Bob, a manager at a personal care product manufacturing plant in northeast Pennsylvania, is one of the voters who may decide the outcome of the United States presidential election in November.
A 50-something-year-old resident of a crucial battleground state, Bob, who asked Al Jazeera to withhold his surname to protect his privacy, is not affiliated with either the Republican or Democratic party.
Since 2000, he has voted for candidates from both sides of the political spectrum. In 2008, Barack Obama won Bob over. In 2016, it was Donald Trump. In both cases, his decision pivoted on the candidate he felt would do the most to protect US manufacturing jobs like his.
“I had hoped that with the Obama administration, we would see positive change,” Bob told Al Jazeera. “But for me and most people I know, it was a disastrous period. In addition to my very good healthcare plan being gutted and now more expensive, I lived through thousands of jobs in the company I work for either becoming eliminated, consolidated or moved out of the US.”
Bob kept his job, he said, but many of his colleagues did not.
“The last four years of the Obama administration were particularly devastating to manufacturing. The trade deals and regulations only added cost, and the main offset to the additional cost meant fewer people,” he explained.

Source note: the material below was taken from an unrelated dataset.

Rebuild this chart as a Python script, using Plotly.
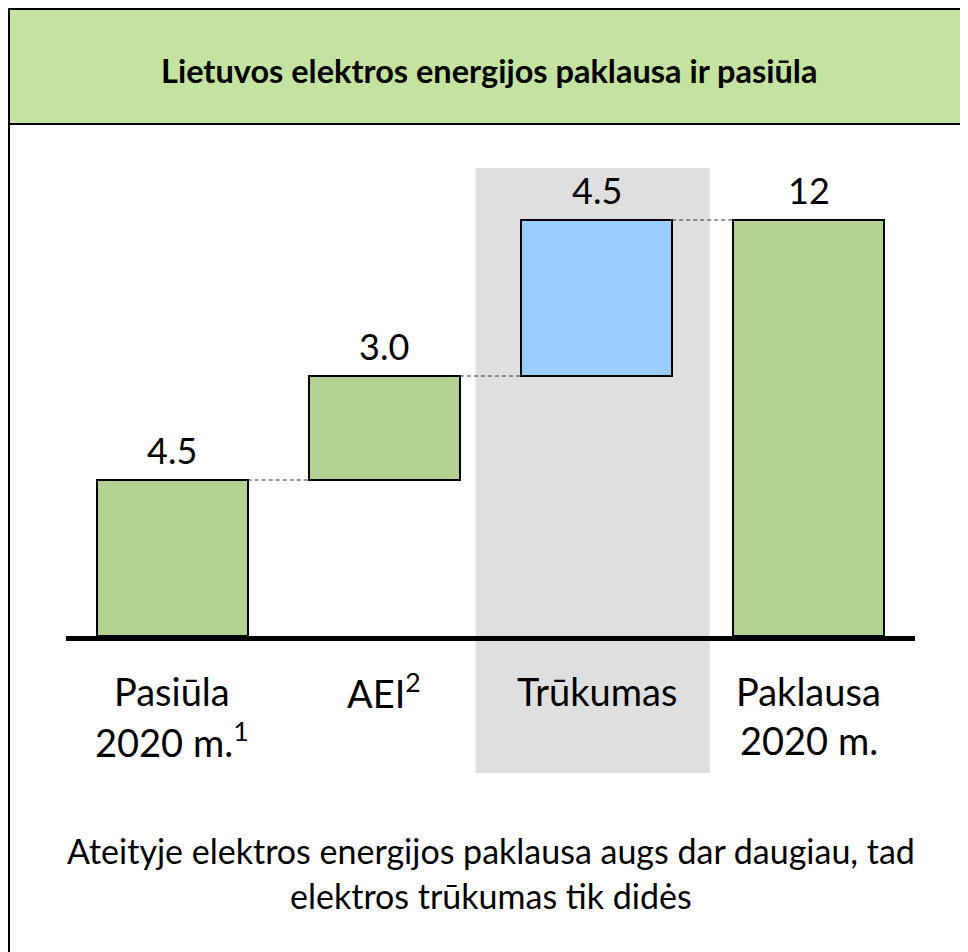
import plotly.graph_objects as go

categories = ["Pasiūla 2020 m.", "AEI", "Trūkumas", "Paklausa 2020 m."]
label_line1 = ["Pasiūla", "AEI<sup>2</sup>", "Trūkumas", "Paklausa"]
label_line2 = ["2020 m.<sup>1</sup>", "", "", "2020 m."]
values = [4.5, 3.0, 4.5, 12]
bases = [0, 4.5, 7.5, 0]
value_text = ["4.5", "3.0", "4.5", "12"]
bar_colors = ["#B2D291", "#B2D291", "#99CCFF", "#B2D291"]

title = "Lietuvos elektros energijos paklausa ir pasiūla"
footer1 = "Ateityje elektros energijos paklausa augs dar daugiau, tad"
footer2 = "elektros trūkumas tik didės"

FONT = "Lato"
W, H = 968, 952
OFF = 8  # page body margin
# plot area in page pixels
PL, PR, PT, PB = 66, 915, 140, 636
L = PL - OFF
R = W - (PR - OFF)
T = PT - OFF
B = H - (PB - OFF)
pw, ph = W - L - R, H - T - B


def px_x(p):
    return (p - OFF - L) / pw


def px_y(p):
    return (H - B - (p - OFF)) / ph


x = list(range(len(categories)))
bw = 0.712

fig = go.Figure()
fig.add_trace(go.Bar(
    x=x, y=values, base=bases, width=bw,
    marker=dict(color=bar_colors, line=dict(color="black", width=2)),
    hoverinfo="skip", showlegend=False,
))

shapes = []
# grey highlight band behind "Trūkumas"
shapes.append(dict(type="rect", xref="x", yref="paper", x0=1.43, x1=2.533,
                   y0=px_y(773), y1=px_y(168), fillcolor="#DFDFDF",
                   line=dict(width=0), layer="below"))
# header box
shapes.append(dict(type="rect", xref="paper", yref="paper", x0=px_x(9), x1=px_x(985),
                   y0=px_y(124), y1=px_y(9), fillcolor="#C5E3A0",
                   line=dict(color="black", width=2), layer="below"))
# outer border left
shapes.append(dict(type="line", xref="paper", yref="paper", x0=px_x(9), x1=px_x(9),
                   y0=px_y(9), y1=px_y(970), line=dict(color="black", width=2)))
# connectors
tops = [b + v for b, v in zip(bases, values)]
for i in range(len(x) - 1):
    level = tops[i]
    shapes.append(dict(type="line", xref="x", yref="y",
                       x0=x[i] + bw / 2, x1=x[i + 1] - bw / 2, y0=level, y1=level,
                       line=dict(color="#333333", width=1, dash="4px,3px")))

annotations = []
for i in x:
    annotations.append(dict(x=i, y=tops[i], xref="x", yref="y", text=value_text[i],
                            showarrow=False, xanchor="center", yanchor="bottom", yshift=6,
                            font=dict(size=36, color="black", family=FONT)))
    annotations.append(dict(x=i, y=px_y(691), xref="x", yref="paper", text=label_line1[i],
                            showarrow=False, xanchor="center", yanchor="middle",
                            font=dict(size=38, color="black", family=FONT)))
    if label_line2[i]:
        annotations.append(dict(x=i, y=px_y(740), xref="x", yref="paper", text=label_line2[i],
                                showarrow=False, xanchor="center", yanchor="middle",
                                font=dict(size=38, color="black", family=FONT)))

annotations.append(dict(x=px_x(489), y=px_y(70), xref="paper", yref="paper",
                        text="<b>" + title + "</b>", showarrow=False,
                        xanchor="center", yanchor="middle",
                        font=dict(size=32.5, color="black", family=FONT)))
annotations.append(dict(x=px_x(491), y=px_y(850), xref="paper", yref="paper", text=footer1,
                        showarrow=False, xanchor="center", yanchor="middle",
                        font=dict(size=34, color="black", family=FONT)))
annotations.append(dict(x=px_x(491), y=px_y(895), xref="paper", yref="paper", text=footer2,
                        showarrow=False, xanchor="center", yanchor="middle",
                        font=dict(size=34, color="black", family=FONT)))

ymax = 12 * ph / (PB - 220)

fig.update_layout(
    width=W, height=H,
    margin=dict(l=L, r=R, t=T, b=B, pad=0),
    paper_bgcolor="white", plot_bgcolor="rgba(0,0,0,0)",
    xaxis=dict(range=[-0.5, 3.5], showgrid=False, zeroline=False, showticklabels=False,
               showline=True, linecolor="black", linewidth=5, ticks=""),
    yaxis=dict(range=[0, ymax], showgrid=False, zeroline=False, showticklabels=False,
               showline=False, ticks=""),
    shapes=shapes, annotations=annotations,
    bargap=0, font=dict(family=FONT),
)

fig.write_html("out.html")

Manufacturers in the US employ nearly 13 million workers, but from 2000-2010, those jobs were slashed by a third as China surpassed the US as the world’s leading manufacturer, according to Indiana University’s Manufacturing Policy Initiative.
Trump was partly elected on his promises to bring manufacturing jobs back to the US. But what was a relatively healthy US manufacturing landscape during Trump’s first year in office started to turn sour in 2018 – the year his administration began unleashing a string of punitive tariffs against major trading partners, most notably China.